[Dataset records]
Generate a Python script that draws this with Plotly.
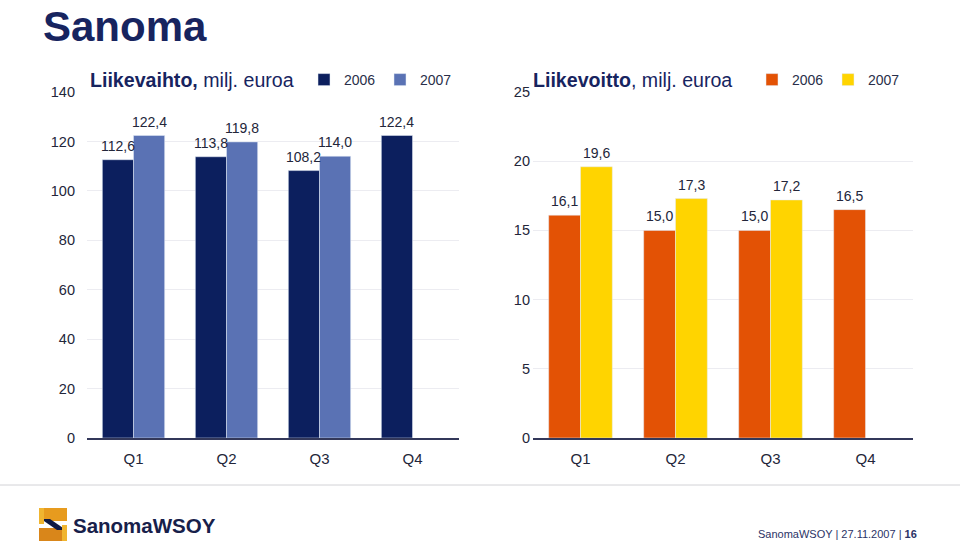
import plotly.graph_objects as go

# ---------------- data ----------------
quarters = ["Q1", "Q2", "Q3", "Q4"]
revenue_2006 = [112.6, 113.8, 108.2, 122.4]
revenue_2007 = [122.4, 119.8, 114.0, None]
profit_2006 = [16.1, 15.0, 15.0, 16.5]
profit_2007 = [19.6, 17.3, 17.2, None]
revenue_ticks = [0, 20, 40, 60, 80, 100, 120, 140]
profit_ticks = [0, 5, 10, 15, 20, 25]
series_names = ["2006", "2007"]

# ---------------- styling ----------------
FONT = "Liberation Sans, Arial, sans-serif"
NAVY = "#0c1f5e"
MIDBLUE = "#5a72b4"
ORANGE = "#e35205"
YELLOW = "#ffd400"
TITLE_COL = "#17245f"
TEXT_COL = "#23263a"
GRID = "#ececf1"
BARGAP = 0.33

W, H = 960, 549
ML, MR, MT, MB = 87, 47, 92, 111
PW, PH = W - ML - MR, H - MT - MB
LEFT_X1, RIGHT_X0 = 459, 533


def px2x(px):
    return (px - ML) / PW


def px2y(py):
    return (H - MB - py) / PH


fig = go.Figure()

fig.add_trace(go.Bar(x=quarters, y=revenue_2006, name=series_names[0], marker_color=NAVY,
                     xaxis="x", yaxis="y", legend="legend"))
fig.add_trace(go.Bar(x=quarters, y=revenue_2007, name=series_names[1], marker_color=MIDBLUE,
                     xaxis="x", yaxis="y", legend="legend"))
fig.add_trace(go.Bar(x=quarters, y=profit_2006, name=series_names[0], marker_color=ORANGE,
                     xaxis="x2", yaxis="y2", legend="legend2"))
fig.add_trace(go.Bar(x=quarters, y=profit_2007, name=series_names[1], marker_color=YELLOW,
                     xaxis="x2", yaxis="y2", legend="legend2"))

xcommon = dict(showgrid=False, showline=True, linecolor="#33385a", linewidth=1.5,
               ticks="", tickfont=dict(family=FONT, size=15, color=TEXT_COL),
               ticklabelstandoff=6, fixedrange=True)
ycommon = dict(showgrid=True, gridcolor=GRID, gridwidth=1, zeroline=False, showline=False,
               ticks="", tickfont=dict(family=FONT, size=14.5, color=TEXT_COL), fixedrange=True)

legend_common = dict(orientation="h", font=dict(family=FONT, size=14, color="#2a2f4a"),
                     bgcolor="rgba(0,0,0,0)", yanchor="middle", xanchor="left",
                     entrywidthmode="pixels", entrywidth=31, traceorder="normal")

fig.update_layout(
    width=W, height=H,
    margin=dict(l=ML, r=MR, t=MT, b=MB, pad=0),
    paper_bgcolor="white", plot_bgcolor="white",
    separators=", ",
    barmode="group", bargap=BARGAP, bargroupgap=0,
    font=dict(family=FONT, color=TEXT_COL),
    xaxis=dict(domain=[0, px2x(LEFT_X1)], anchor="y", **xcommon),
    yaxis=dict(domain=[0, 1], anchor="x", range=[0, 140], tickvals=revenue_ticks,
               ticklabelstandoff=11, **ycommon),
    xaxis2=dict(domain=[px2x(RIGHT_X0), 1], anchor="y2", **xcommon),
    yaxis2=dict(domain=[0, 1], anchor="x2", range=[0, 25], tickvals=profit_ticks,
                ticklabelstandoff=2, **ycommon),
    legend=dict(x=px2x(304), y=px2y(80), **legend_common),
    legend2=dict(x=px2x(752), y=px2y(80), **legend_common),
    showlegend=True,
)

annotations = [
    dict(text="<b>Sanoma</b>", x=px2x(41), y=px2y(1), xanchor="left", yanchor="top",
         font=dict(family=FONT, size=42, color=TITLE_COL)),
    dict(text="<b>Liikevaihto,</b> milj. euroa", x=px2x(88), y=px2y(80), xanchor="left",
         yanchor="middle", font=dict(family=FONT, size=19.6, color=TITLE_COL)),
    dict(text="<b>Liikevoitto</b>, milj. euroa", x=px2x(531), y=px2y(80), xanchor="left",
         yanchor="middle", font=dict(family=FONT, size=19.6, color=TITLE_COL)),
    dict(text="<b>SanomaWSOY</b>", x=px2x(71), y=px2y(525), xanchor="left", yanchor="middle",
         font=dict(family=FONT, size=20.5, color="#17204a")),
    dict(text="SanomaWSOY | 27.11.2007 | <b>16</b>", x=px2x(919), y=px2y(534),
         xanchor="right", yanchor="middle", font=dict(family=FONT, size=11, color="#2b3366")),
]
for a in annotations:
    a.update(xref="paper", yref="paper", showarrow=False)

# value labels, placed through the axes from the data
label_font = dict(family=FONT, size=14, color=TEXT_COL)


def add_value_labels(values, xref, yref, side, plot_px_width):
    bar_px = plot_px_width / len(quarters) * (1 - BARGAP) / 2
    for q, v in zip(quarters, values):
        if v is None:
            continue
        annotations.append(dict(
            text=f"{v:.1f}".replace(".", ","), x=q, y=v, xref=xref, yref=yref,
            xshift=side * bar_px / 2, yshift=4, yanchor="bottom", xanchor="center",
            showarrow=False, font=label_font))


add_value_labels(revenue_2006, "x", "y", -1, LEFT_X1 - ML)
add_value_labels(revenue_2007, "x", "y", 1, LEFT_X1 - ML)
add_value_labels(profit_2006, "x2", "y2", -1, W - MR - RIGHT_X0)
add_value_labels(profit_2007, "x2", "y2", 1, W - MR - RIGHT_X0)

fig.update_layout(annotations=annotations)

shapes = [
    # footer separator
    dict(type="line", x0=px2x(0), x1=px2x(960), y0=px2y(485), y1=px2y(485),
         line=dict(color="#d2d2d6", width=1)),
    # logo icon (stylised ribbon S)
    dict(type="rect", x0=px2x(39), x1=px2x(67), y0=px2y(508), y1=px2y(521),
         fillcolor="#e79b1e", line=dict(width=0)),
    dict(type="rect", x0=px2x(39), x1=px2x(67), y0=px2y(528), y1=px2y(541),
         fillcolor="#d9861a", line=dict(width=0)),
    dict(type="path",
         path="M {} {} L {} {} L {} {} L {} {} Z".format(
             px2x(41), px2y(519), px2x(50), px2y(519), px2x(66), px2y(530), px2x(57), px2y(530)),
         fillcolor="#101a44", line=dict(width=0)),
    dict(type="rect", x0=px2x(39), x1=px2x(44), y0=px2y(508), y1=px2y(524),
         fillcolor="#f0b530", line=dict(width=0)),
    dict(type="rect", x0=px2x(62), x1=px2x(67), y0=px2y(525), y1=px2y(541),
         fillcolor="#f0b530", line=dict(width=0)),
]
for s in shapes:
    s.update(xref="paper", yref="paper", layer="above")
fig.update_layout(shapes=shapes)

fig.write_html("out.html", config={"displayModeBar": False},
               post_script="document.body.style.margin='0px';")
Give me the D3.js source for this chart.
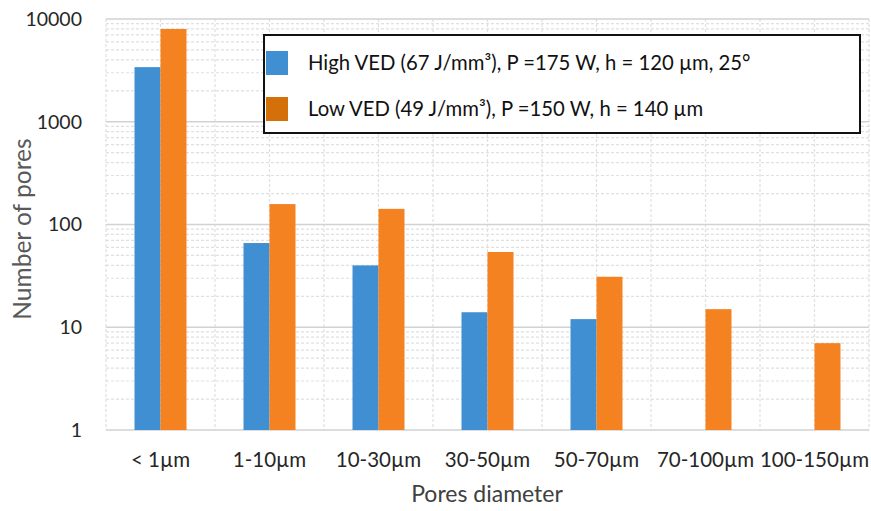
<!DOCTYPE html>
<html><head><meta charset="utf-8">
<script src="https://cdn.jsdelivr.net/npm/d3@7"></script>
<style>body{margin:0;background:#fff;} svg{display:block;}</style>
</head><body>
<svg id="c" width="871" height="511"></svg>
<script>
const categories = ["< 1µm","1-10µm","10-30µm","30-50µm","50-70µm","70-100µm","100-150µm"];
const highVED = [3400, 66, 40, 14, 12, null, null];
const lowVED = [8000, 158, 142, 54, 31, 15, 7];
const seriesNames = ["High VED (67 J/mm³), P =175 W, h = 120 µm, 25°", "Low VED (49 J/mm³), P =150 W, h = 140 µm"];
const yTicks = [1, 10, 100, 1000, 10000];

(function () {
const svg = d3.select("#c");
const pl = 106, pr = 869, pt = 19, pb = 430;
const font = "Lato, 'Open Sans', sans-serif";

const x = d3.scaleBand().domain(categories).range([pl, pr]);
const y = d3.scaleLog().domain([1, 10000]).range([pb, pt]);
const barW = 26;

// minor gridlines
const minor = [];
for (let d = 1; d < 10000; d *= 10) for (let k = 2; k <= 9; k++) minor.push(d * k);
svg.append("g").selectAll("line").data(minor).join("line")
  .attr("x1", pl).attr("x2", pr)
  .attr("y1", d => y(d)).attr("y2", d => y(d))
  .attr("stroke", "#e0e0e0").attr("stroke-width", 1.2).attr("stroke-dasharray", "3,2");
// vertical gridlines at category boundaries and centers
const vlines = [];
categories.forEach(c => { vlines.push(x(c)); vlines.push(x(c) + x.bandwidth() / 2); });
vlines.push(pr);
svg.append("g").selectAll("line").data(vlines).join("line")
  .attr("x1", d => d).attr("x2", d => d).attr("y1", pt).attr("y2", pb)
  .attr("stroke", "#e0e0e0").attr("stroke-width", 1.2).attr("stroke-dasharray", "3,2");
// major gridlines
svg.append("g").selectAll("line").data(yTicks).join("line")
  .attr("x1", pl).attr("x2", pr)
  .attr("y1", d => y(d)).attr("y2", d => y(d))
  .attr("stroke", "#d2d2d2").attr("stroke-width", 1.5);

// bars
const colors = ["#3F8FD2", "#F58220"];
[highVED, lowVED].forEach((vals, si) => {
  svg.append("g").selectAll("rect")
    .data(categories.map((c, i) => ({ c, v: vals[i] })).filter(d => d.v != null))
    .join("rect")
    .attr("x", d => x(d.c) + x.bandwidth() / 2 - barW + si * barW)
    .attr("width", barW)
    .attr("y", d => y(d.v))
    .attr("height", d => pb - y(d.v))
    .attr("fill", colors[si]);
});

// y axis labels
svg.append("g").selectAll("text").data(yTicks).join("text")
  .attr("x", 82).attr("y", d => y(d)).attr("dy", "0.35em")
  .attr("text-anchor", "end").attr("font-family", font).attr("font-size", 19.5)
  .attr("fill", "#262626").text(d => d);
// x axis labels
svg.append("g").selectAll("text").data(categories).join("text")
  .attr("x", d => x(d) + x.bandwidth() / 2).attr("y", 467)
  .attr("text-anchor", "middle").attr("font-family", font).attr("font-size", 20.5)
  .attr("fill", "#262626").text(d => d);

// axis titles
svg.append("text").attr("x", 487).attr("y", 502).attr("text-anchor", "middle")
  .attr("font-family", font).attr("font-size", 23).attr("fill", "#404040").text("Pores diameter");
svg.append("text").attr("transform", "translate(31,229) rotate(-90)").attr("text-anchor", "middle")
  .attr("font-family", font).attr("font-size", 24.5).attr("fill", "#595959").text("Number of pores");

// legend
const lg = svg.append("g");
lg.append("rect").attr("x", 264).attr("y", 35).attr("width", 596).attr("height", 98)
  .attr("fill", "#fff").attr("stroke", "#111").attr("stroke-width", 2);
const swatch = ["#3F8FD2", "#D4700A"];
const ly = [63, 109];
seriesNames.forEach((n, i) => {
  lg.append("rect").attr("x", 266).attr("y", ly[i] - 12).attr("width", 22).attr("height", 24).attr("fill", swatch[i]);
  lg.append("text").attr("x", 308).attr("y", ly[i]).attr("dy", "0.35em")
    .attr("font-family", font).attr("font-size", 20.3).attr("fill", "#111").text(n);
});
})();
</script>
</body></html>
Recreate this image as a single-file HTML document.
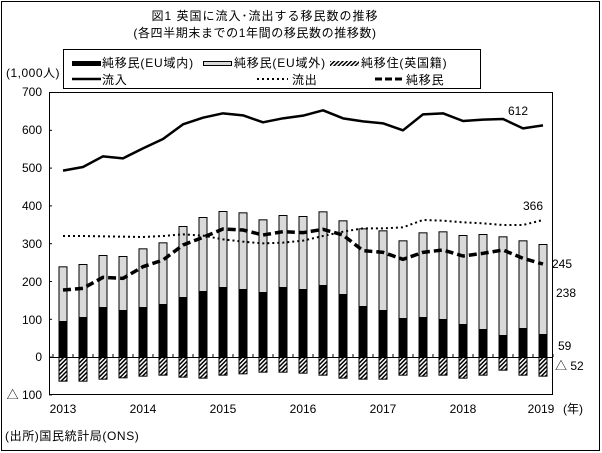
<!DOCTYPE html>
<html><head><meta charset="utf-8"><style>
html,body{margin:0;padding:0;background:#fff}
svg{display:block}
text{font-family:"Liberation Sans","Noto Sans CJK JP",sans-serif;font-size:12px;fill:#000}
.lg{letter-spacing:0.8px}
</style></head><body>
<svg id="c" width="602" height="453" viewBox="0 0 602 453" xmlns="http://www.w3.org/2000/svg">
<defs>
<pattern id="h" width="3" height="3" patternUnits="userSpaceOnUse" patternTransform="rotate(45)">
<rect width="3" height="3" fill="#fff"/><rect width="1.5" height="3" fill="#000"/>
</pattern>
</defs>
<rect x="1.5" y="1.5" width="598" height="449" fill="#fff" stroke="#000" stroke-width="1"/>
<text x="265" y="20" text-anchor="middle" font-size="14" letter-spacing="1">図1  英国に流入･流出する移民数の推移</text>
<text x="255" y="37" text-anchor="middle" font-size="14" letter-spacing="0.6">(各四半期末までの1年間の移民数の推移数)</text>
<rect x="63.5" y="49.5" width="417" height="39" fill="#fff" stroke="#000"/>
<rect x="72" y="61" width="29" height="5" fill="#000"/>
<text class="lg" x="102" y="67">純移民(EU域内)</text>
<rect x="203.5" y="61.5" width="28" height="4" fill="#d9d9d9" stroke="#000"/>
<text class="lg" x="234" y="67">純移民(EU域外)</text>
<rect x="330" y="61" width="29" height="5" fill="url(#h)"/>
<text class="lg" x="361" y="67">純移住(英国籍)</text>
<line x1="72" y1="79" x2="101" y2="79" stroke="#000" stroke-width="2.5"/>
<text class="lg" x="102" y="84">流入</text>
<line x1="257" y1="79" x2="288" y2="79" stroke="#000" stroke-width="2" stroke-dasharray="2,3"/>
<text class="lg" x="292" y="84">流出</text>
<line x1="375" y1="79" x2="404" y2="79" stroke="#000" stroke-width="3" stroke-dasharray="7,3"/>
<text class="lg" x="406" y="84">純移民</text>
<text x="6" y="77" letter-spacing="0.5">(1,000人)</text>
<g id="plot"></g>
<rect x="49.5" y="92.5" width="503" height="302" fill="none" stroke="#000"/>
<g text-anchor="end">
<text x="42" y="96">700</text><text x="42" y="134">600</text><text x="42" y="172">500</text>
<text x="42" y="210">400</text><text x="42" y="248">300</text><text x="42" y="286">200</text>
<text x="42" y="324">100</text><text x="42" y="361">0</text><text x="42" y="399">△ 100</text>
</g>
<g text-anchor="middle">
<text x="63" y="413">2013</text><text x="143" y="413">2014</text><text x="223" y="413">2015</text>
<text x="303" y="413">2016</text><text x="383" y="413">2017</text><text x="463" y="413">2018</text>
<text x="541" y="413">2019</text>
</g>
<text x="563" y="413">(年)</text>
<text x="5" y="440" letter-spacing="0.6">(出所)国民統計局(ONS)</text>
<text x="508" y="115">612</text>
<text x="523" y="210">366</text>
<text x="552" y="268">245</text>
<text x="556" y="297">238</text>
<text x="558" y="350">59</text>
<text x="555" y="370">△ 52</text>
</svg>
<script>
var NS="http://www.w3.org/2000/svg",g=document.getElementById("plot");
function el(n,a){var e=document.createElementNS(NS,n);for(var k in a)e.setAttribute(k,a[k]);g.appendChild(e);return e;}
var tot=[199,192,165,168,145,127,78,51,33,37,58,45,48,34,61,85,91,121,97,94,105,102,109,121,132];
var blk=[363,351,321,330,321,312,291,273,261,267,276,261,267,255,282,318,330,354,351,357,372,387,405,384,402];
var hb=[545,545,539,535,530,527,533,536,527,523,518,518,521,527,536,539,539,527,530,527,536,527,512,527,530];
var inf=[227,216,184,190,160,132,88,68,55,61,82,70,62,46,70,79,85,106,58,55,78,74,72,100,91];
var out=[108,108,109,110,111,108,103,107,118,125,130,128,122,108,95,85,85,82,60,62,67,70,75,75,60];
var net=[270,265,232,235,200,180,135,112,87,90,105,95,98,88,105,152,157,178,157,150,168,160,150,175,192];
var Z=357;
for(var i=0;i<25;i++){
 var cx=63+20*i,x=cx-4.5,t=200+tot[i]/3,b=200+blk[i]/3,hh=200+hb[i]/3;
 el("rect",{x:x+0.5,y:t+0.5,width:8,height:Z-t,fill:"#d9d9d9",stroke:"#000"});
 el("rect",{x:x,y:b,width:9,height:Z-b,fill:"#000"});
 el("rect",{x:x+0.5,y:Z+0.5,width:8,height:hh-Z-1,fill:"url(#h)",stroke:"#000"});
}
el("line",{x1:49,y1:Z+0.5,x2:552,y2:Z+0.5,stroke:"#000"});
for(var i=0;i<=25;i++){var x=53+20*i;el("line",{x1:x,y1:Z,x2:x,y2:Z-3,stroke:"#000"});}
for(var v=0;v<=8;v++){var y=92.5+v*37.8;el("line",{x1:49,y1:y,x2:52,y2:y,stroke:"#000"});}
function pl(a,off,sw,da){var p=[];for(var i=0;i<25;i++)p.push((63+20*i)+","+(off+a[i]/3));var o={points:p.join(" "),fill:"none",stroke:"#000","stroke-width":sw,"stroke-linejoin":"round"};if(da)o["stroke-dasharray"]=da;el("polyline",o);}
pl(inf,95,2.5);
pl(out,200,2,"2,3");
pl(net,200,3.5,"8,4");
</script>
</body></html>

[Task description] Return exactly what appears from the opening line of the material through the line with "size=14.5, color=TEXT_COL), fixedrange=True)", apart from the pictures.

[Response below]
Generate a Python script that draws this with Plotly.
import plotly.graph_objects as go

# ---------------- data ----------------
quarters = ["Q1", "Q2", "Q3", "Q4"]
revenue_2006 = [112.6, 113.8, 108.2, 122.4]
revenue_2007 = [122.4, 119.8, 114.0, None]
profit_2006 = [16.1, 15.0, 15.0, 16.5]
profit_2007 = [19.6, 17.3, 17.2, None]
revenue_ticks = [0, 20, 40, 60, 80, 100, 120, 140]
profit_ticks = [0, 5, 10, 15, 20, 25]
series_names = ["2006", "2007"]

# ---------------- styling ----------------
FONT = "Liberation Sans, Arial, sans-serif"
NAVY = "#0c1f5e"
MIDBLUE = "#5a72b4"
ORANGE = "#e35205"
YELLOW = "#ffd400"
TITLE_COL = "#17245f"
TEXT_COL = "#23263a"
GRID = "#ececf1"
BARGAP = 0.33

W, H = 960, 549
ML, MR, MT, MB = 87, 47, 92, 111
PW, PH = W - ML - MR, H - MT - MB
LEFT_X1, RIGHT_X0 = 459, 533


def px2x(px):
    return (px - ML) / PW


def px2y(py):
    return (H - MB - py) / PH


fig = go.Figure()

fig.add_trace(go.Bar(x=quarters, y=revenue_2006, name=series_names[0], marker_color=NAVY,
                     xaxis="x", yaxis="y", legend="legend"))
fig.add_trace(go.Bar(x=quarters, y=revenue_2007, name=series_names[1], marker_color=MIDBLUE,
                     xaxis="x", yaxis="y", legend="legend"))
fig.add_trace(go.Bar(x=quarters, y=profit_2006, name=series_names[0], marker_color=ORANGE,
                     xaxis="x2", yaxis="y2", legend="legend2"))
fig.add_trace(go.Bar(x=quarters, y=profit_2007, name=series_names[1], marker_color=YELLOW,
                     xaxis="x2", yaxis="y2", legend="legend2"))

xcommon = dict(showgrid=False, showline=True, linecolor="#33385a", linewidth=1.5,
               ticks="", tickfont=dict(family=FONT, size=15, color=TEXT_COL),
               ticklabelstandoff=6, fixedrange=True)
ycommon = dict(showgrid=True, gridcolor=GRID, gridwidth=1, zeroline=False, showline=False,
               ticks="", tickfont=dict(family=FONT, size=14.5, color=TEXT_COL), fixedrange=True)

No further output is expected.